Maintenance and Monitoring
Regular inspection and maintenance of vibration dampers are essential to ensure continued performance. Visual inspections can detect wear, corrosion, or loosening of clamps. Some modern dampers incorporate monitoring systems that track vibration patterns and alert operators if performance declines. Timely maintenance reduces the risk of conductor fatigue, tower damage, and unexpected power interruptions.
Inspection Guidelines
- Inspect clamps, masses, and cables for signs of corrosion or fatigue.
- Ensure dampers are securely attached and properly oriented along the conductor.
- Replace worn or damaged dampers promptly to maintain vibration control.
- Monitor vibration frequency and amplitude using sensors when possible.
- Document maintenance activities for long-term reliability assessment.
Impact on Power Transmission Reliability
By reducing mechanical stress on conductors and associated hardware, vibration dampers play a significant role in maintaining power transmission reliability. Fewer mechanical failures translate to fewer outages and lower repair costs. Additionally, controlled vibrations reduce wear on insulators and clamps, minimizing the need for frequent replacements. Overall, vibration dampers contribute to a stable, long-lasting, and cost-effective transmission network.

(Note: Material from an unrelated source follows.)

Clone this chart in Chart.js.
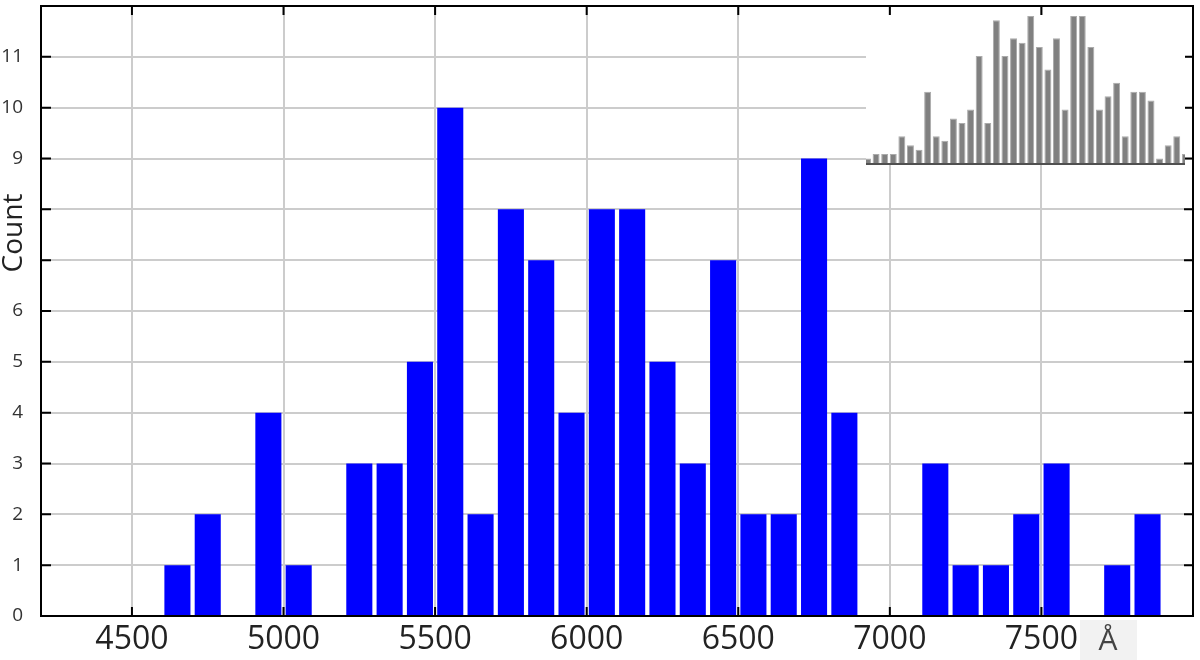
<!DOCTYPE html>
<html>
<head>
<meta charset="utf-8">
<script src="https://cdn.jsdelivr.net/npm/chart.js@4.4.1/dist/chart.umd.min.js"></script>
<style>
  html, body { margin: 0; padding: 0; background: #fff; }
  #wrap { position: relative; width: 1200px; height: 660px; }
  #main { position: absolute; left: 0; top: 0; }
  #inset { position: absolute; left: 866px; top: 15px; background: #fff; }
</style>
</head>
<body>
<div id="wrap">
  <canvas id="main" width="1200" height="660"></canvas>
  <canvas id="inset" width="319" height="150"></canvas>
</div>
<script>
// 100 Å bins, left edge of each bin
const binStarts = [4600, 4700, 4800, 4900, 5000, 5100, 5200, 5300, 5400, 5500,
  5600, 5700, 5800, 5900, 6000, 6100, 6200, 6300, 6400, 6500,
  6600, 6700, 6800, 6900, 7000, 7100, 7200, 7300, 7400, 7500,
  7600, 7700, 7800, 7900];
const counts = [1, 2, 0, 4, 1, 0, 3, 3, 5, 10,
  2, 8, 7, 4, 8, 8, 5, 3, 7, 2,
  2, 9, 4, 0, 0, 3, 1, 1, 2, 3,
  0, 1, 2, 0];
const binWidth = 100;

const xTickValues = [4500, 5000, 5500, 6000, 6500, 7000, 7500];
const yTickValues = [0, 1, 2, 3, 4, 5, 6, 7, 8, 9, 10, 11];
// 7 and 8 sit under the "Count" label in the original
const yTickLabels = ['0', '1', '2', '3', '4', '5', '6', '', '', '9', '10', '11'];

// small grey histogram pasted top right
const insetCounts = [1, 2, 2, 2, 6, 4, 3, 16, 6, 5,
  10, 9, 12, 24, 9, 32, 24, 28, 27, 33,
  26, 21, 28, 12, 33, 33, 26, 12, 15, 18,
  6, 16, 16, 14, 1, 4, 6, 2];

const noPad = s => {
  s.paddingTop = 0; s.paddingBottom = 0;
  s.paddingLeft = 0; s.paddingRight = 0;
};

const frame = {
  id: 'frame',
  afterDraw(chart) {
    const { ctx, chartArea: a, scales } = chart;
    ctx.save();
    ctx.strokeStyle = '#000';
    ctx.lineWidth = 2;
    ctx.beginPath();
    xTickValues.forEach(v => {
      const px = scales.x.getPixelForValue(v);
      ctx.moveTo(px, a.bottom); ctx.lineTo(px, a.bottom - 9);
      ctx.moveTo(px, a.top); ctx.lineTo(px, a.top + 9);
    });
    yTickValues.forEach(v => {
      const py = scales.y.getPixelForValue(v);
      ctx.moveTo(a.left, py); ctx.lineTo(a.left + 10, py);
      ctx.moveTo(a.right, py); ctx.lineTo(a.right - 9, py);
    });
    ctx.stroke();
    ctx.strokeRect(a.left, a.top, a.right - a.left, a.bottom - a.top);

    // y title
    ctx.save();
    ctx.translate(14, 233);
    ctx.rotate(-Math.PI / 2);
    ctx.font = '28px "Open Sans"';
    ctx.fillStyle = '#222';
    ctx.textAlign = 'center';
    ctx.textBaseline = 'middle';
    ctx.fillText('Count', 0, 0);
    ctx.restore();

    // x title on its grey patch
    ctx.fillStyle = '#f2f2f2';
    ctx.fillRect(1080, 620, 57, 40);
    ctx.font = '30px "Open Sans"';
    ctx.fillStyle = '#444';
    ctx.textAlign = 'center';
    ctx.textBaseline = 'middle';
    ctx.fillText('Å', 1108, 641);
    ctx.restore();
  }
};

const mainChart = new Chart(document.getElementById('main'), {
  type: 'bar',
  data: {
    datasets: [{
      data: binStarts.map((s, i) => ({ x: s + binWidth / 2, y: counts[i] })),
      backgroundColor: '#0000ff',
      borderWidth: 0,
      barPercentage: 0.86,
      categoryPercentage: 1
    }]
  },
  options: {
    responsive: false,
    animation: false,
    layout: { padding: { top: 6, right: 7, left: 0, bottom: 0 } },
    plugins: { legend: { display: false }, tooltip: { enabled: false } },
    scales: {
      x: {
        type: 'linear',
        min: 4200,
        max: 8000,
        offset: false,
        afterBuildTicks: s => { s.ticks = xTickValues.map(v => ({ value: v })); },
        afterFit: s => { s.height = 44; noPad(s); },
        grid: { color: '#cccccc', lineWidth: 2, drawTicks: false, offset: false },
        border: { display: false },
        ticks: {
          padding: 5,
          color: '#222',
          font: { family: 'Open Sans', size: 32 },
          maxRotation: 0,
          callback: v => String(v)
        }
      },
      y: {
        min: 0,
        max: 12,
        afterBuildTicks: s => { s.ticks = yTickValues.map(v => ({ value: v })); },
        afterFit: s => { s.width = 41; noPad(s); },
        grid: { color: '#cccccc', lineWidth: 2, drawTicks: false },
        border: { display: false },
        ticks: {
          padding: 18,
          color: '#333',
          font: { family: 'Open Sans', size: 19 },
          callback: (v, i) => yTickLabels[i]
        }
      }
    }
  },
  plugins: [frame]
});

const baseline = {
  id: 'baseline',
  afterDraw(chart) {
    const { ctx, chartArea: a } = chart;
    ctx.save();
    ctx.strokeStyle = '#505050';
    ctx.lineWidth = 2;
    ctx.beginPath();
    ctx.moveTo(a.left, a.bottom + 1);
    ctx.lineTo(a.right, a.bottom + 1);
    ctx.stroke();
    ctx.restore();
  }
};

new Chart(document.getElementById('inset'), {
  type: 'bar',
  data: {
    datasets: [{
      data: insetCounts.map((c, i) => ({ x: i, y: c })),
      backgroundColor: '#808080',
      borderColor: '#ababab',
      borderWidth: 1,
      barPercentage: 0.81,
      categoryPercentage: 1
    }]
  },
  options: {
    responsive: false,
    animation: false,
    layout: { padding: { bottom: 2 } },
    plugins: { legend: { display: false }, tooltip: { enabled: false } },
    scales: {
      x: { type: 'linear', display: false, offset: false, min: -0.175, max: 36.96 },
      y: { display: false, min: 0, max: 33.2 }
    }
  },
  plugins: [baseline]
});
</script>
</body>
</html>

Vibration dampers in transmission lines are critical components that ensure the durability and efficiency of power delivery systems. By mitigating the effects of wind-induced vibrations, dampers prevent conductor fatigue, mechanical failure, and power interruptions. Various types, including Stockbridge, helical, and tuned mass dampers, are designed to address specific vibration patterns and environmental conditions. Proper selection, installation, and maintenance are essential for optimal performance. Ultimately, the use of vibration dampers enhances the reliability and safety of transmission lines, supporting a robust and uninterrupted electricity supply for communities and industries alike.